I am trying to use Spark transform function in order to transform the items of an array from type ClassA into ClassB as shown below:

case class ClassA(a: String, b: String, c: String)
case class ClassB(a: String, b: String)

val a1 = ClassA("a1", "b1", "c1")
val a2 = ClassA("a2", "b2", "c2")

val df = Seq(
(Seq(a1, a2))
).toDF("ClassA")

df.withColumn("ClassB", expr("transform(ClassA, c -> ClassB(c.a, c.b))")).show(false)

Although the above code fails with the message:

org.apache.spark.sql.AnalysisException: Undefined function: 'ClassB'. This function is neither a registered temporary function nor a permanent function registered in the database 'default'.

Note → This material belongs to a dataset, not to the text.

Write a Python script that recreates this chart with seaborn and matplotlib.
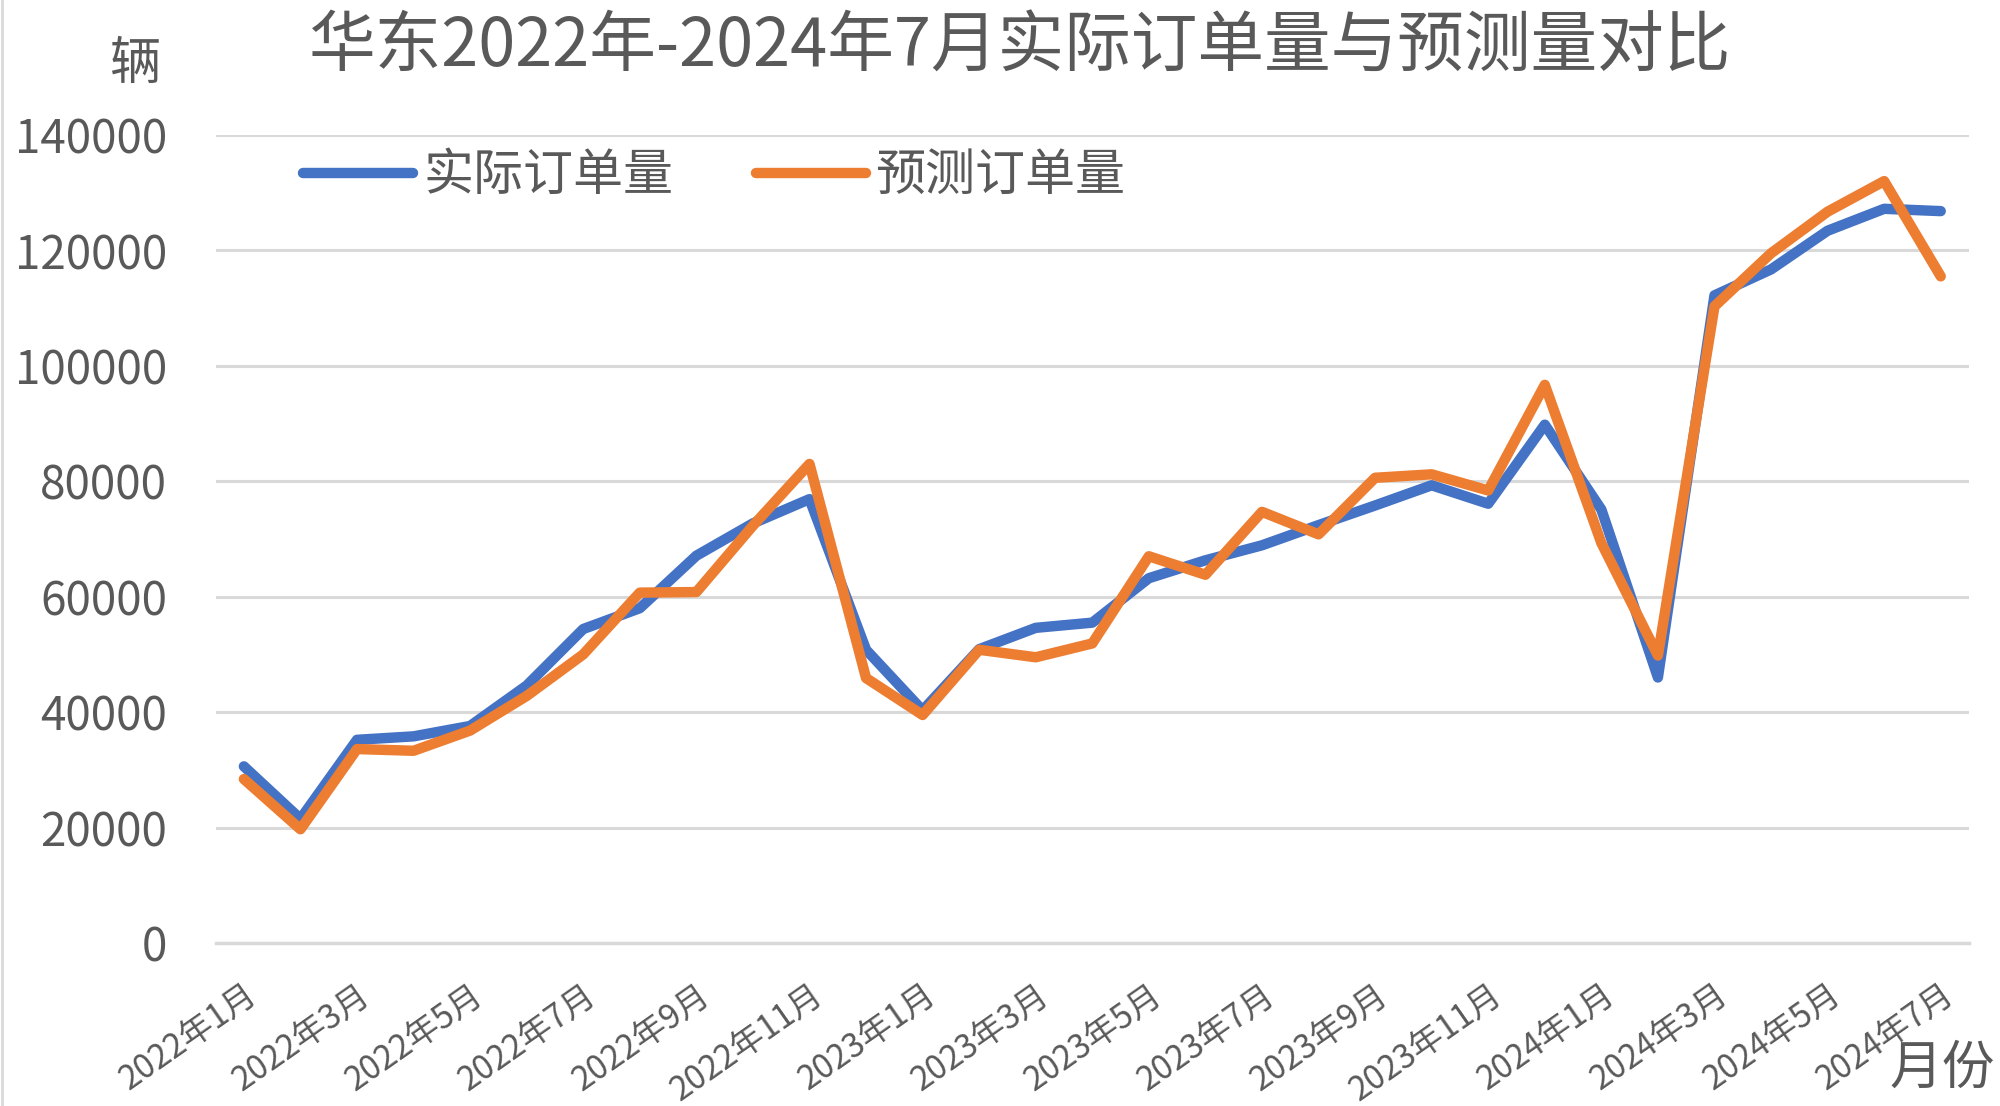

The only way to make this work was through struct as shown next:

df.withColumn("ClassB", expr("transform(ClassA, c -> struct(c.a as string, c.b as string))")).show(false)

// +----------------------------+--------------------+
// |ClassA                      |ClassB              |
// +----------------------------+--------------------+
// |[[a1, b1, c1], [a2, b2, c2]]|[[a1, b1], [a2, b2]]|
// +----------------------------+--------------------+

So the question is if there is any way to return a case class instead of a struct when using transform?

回答1:

The transform expression is relational and doesn't know anything about case classes ClassA and ClassB. The only way you have AFAIK would be to register an UDF so you can use your structure (or inject functions) but you would also have to deal with a "Row" encoded value instead of ClassA (SparkSQL is all about encoding :) ) like so :

sparkSession.udf.register("toB", (a: Row) => ClassB(a.getAs[String]("a"), a.getAs[String]("b")))

df.withColumn("ClassB", expr("transform(ClassA, c -> toB(c))")).show(false)

Side note: Naming your column "ClassA" might be confusing since transform is reading the column, not the type.